Henry Guest (1727-1815) was a New Jersey tanner and prominent New Brunswick citizen who supplied shoes to the Continental Army during the American Revolution. Guest advocated the use of leather for roofing and as a substitute for copper sheathing on ships. His correspondence with John Adams between 1799 and 1811 described several other ideas for the betterment of the country, including a military instrument that would “strike 30 deadly strokes in a minute & remain charged” and a system for preventing decay in peach trees (Henry Guest, Observations on Sheathing Vessels; Seasoning Timber; the Proper Time to Fall Timber; the Nature and What Force It Is That Causes the Sap to Rise; with a Number of Other Valuable Observations [n.p., 1805]; , Rev. War Ser., 20:208-9; City of New Brunswick, History: Buccleuch Mansion, Henry Guest House [New Brunswick, N.J., 1980], n.p.; Guest to John Adams, 2 Feb. 1799, 28 Jan. 1811, in MHi: Adams Papers).
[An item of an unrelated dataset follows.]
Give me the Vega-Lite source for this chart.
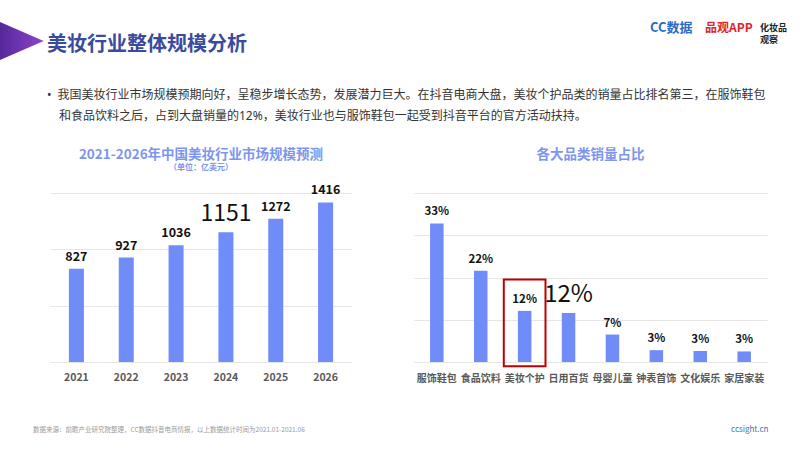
{
  "$schema": "https://vega.github.io/schema/vega-lite/v6.json",
  "background": "white",
  "padding": {"left": 0, "top": 16, "right": 10, "bottom": 0},
  "config": {
    "font": "Noto Sans CJK SC",
    "view": {"stroke": null},
    "axis": {"gridColor": "#e6e6e6", "gridWidth": 1}
  },
  "spacing": -26,
  "vconcat": [
    {
      "width": 717,
      "height": 24,
      "encoding": {
        "x": {"field": "logo", "type": "nominal", "scale": {"type": "point", "padding": 0, "domain": ["CC数据", "品观APP", "化妆品观察"], "range": [600, 710]}, "axis": null}
      },
      "layer": [
        {
          "data": {"values": [{"logo": "CC数据"}]},
          "mark": {"type": "text", "align": "left", "baseline": "middle", "fontSize": 13, "fontWeight": "bold", "color": "#2B6CC4"},
          "encoding": {"text": {"field": "logo"}}
        },
        {
          "data": {"values": [{"logo": "品观APP"}]},
          "mark": {"type": "text", "align": "left", "baseline": "middle", "fontSize": 12, "fontWeight": "bold", "color": "#E0262C"},
          "encoding": {"text": {"field": "logo"}}
        },
        {
          "data": {"values": [{"logo": "化妆品观察", "show": "化妆品\n观察"}]},
          "mark": {"type": "text", "align": "left", "baseline": "middle", "fontSize": 9, "fontWeight": "bold", "lineBreak": "\n", "lineHeight": 12, "color": "#222222"},
          "encoding": {"text": {"field": "show"}}
        },
        {
          "data": {"values": [{"shape": "triangle"}]},
          "mark": {"type": "point", "shape": "M -1 -1 L 1.3 0 L -1 1 Z", "filled": true, "size": 1444, "opacity": 1, "color": {"gradient": "linear", "x1": 0, "y1": 0, "x2": 1, "y2": 0, "stops": [{"offset": 0, "color": "#55289A"}, {"offset": 1, "color": "#8E44CC"}]}},
          "encoding": {"x": {"value": -31}, "y": {"value": 25}}
        }
      ]
    },
    {
      "spacing": 42,
      "vconcat": [
        {
          "title": {
            "text": "美妆行业整体规模分析",
            "subtitle": ["•\u2002我国美妆行业市场规模预期向好，呈稳步增长态势，发展潜力巨大。在抖音电商大盘，美妆个护品类的销量占比排名第三，在服饰鞋包", "\u200b\u2002\u2002和食品饮料之后，占到大盘销量的12%，美妆行业也与服饰鞋包一起受到抖音平台的官方活动扶持。"],
            "anchor": "start",
            "dx": -3,
            "fontSize": 20,
            "fontWeight": "bold",
            "color": "#3A4A9F",
            "subtitleFont": "Noto Sans, Noto Sans CJK SC",
            "subtitleFontSize": 12,
            "subtitleColor": "#333333",
            "subtitlePadding": 35,
            "subtitleLineHeight": 21,
            "offset": 26
          },
          "spacing": 62,
          "hconcat": [
            {
              "width": 302,
              "height": 169,
              "title": {
                "text": "2021-2026年中国美妆行业市场规模预测",
                "subtitle": "（单位：亿美元）",
                "anchor": "middle",
                "fontSize": 13.5,
                "fontWeight": "bold",
                "color": "#7C95F0",
                "subtitleFontSize": 8,
                "subtitleFontWeight": "bold",
                "subtitleColor": "#7C95F0",
                "subtitlePadding": 3,
                "offset": 12
              },
              "data": {"values": [
                {"year": "2021", "value": 827},
                {"year": "2022", "value": 927},
                {"year": "2023", "value": 1036},
                {"year": "2024", "value": 1151},
                {"year": "2025", "value": 1272},
                {"year": "2026", "value": 1416}
              ]},
              "encoding": {
                "x": {"field": "year", "type": "ordinal", "scale": {"paddingInner": 0, "paddingOuter": 0.03}, "axis": {"title": null, "labelAngle": 0, "labelFontSize": 10.5, "labelFontWeight": "bold", "labelColor": "#595959", "labelPadding": 10, "ticks": false, "domain": false}},
                "y": {"field": "value", "type": "quantitative", "scale": {"domain": [0, 1500]}, "axis": {"title": null, "values": [0, 500, 1000, 1500], "labels": false, "ticks": false, "domain": false}}
              },
              "layer": [
                {"mark": {"type": "bar", "width": 15, "color": "#6F8CF8"}},
                {
                  "transform": [{"filter": "datum.year != '2024'"}],
                  "mark": {"type": "text", "baseline": "alphabetic", "dy": -8, "fontSize": 12.5, "fontWeight": "bold", "color": "#111111"},
                  "encoding": {"text": {"field": "value", "type": "quantitative", "format": "d"}}
                },
                {
                  "transform": [{"filter": "datum.year == '2024'"}],
                  "mark": {"type": "text", "baseline": "alphabetic", "dy": -11.5, "fontSize": 23, "fontWeight": "normal", "color": "#111111"},
                  "encoding": {"text": {"field": "value", "type": "quantitative", "format": "d"}}
                }
              ]
            },
            {
              "width": 353,
              "height": 169,
              "title": {
                "text": "各大品类销量占比",
                "anchor": "middle",
                "fontSize": 13.5,
                "fontWeight": "bold",
                "color": "#7C95F0",
                "offset": 32
              },
              "data": {"values": [
                {"category": "服饰鞋包", "share": 32.8, "label": "33%"},
                {"category": "食品饮料", "share": 21.6, "label": "22%"},
                {"category": "美妆个护", "share": 12.1, "label": "12%"},
                {"category": "日用百货", "share": 11.6, "label": "12%"},
                {"category": "母婴儿童", "share": 6.5, "label": "7%"},
                {"category": "钟表首饰", "share": 2.8, "label": "3%"},
                {"category": "文化娱乐", "share": 2.6, "label": "3%"},
                {"category": "家居家装", "share": 2.5, "label": "3%"}
              ]},
              "encoding": {
                "x": {"field": "category", "type": "nominal", "sort": null, "scale": {"paddingInner": 0, "paddingOuter": 0.02}, "axis": {"title": null, "labelAngle": 0, "labelFontSize": 10, "labelFontWeight": "bold", "labelColor": "#595959", "labelPadding": 11, "ticks": false, "domain": false}},
                "y": {"field": "share", "type": "quantitative", "scale": {"domain": [0, 40]}, "axis": {"title": null, "values": [0, 10, 20, 30, 40], "labels": false, "ticks": false, "domain": false}}
              },
              "layer": [
                {"mark": {"type": "bar", "width": 13.5, "color": "#6F8CF8"}},
                {
                  "transform": [{"filter": "datum.category != '日用百货'"}],
                  "mark": {"type": "text", "baseline": "alphabetic", "dy": -8, "fontSize": 11.5, "fontWeight": "bold", "color": "#111111"},
                  "encoding": {"text": {"field": "label"}}
                },
                {
                  "transform": [{"filter": "datum.category == '日用百货'"}],
                  "mark": {"type": "text", "baseline": "alphabetic", "dy": -11, "fontSize": 24, "fontWeight": "normal", "color": "#111111"},
                  "encoding": {"text": {"field": "label"}}
                },
                {
                  "transform": [{"filter": "datum.category == '美妆个护'"}],
                  "mark": {"type": "bar", "filled": false, "color": "#C00000", "strokeWidth": 2, "width": {"band": 0.95}},
                  "encoding": {"y": {"datum": 19.5, "type": "quantitative"}, "y2": {"datum": -1}}
                }
              ]
            }
          ]
        },
        {
          "width": 717,
          "height": 10,
          "data": {"values": [
            {"part": "src", "t": "数据来源：前瞻产业研究院整理，CC数据抖音电商情报，以上数据统计时间为2021.01-2021.06"},
            {"part": "site", "t": "ccsight.cn"}
          ]},
          "encoding": {
            "x": {"field": "part", "type": "nominal", "scale": {"type": "point", "padding": 0, "domain": ["src", "site"], "range": [-17, 681]}, "axis": null},
            "text": {"field": "t"}
          },
          "layer": [
            {"transform": [{"filter": "datum.part == 'src'"}], "mark": {"type": "text", "align": "left", "baseline": "middle", "fontSize": 6.5, "color": "#9A9A9A"}},
            {"transform": [{"filter": "datum.part == 'site'"}], "mark": {"type": "text", "align": "left", "baseline": "middle", "fontSize": 8, "color": "#3A72B8"}}
          ]
        }
      ]
    }
  ]
}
Essay: Guest’s tribute to TJ was derived from a verse by the poet Martial (William Melmoth, trans., The Letters of Pliny the Consul: With Occasional Remarks, 2 vols. [Boston, 1809], 1:168).
Alfred: Alfred the Great.
No June 1801 letter from Guest or response to one by TJ is recorded in SJL or has been found.
Eleventh Climatric: that is, 77. Several ancient authors regarded every seventh year as a significant, or climacteric, year ().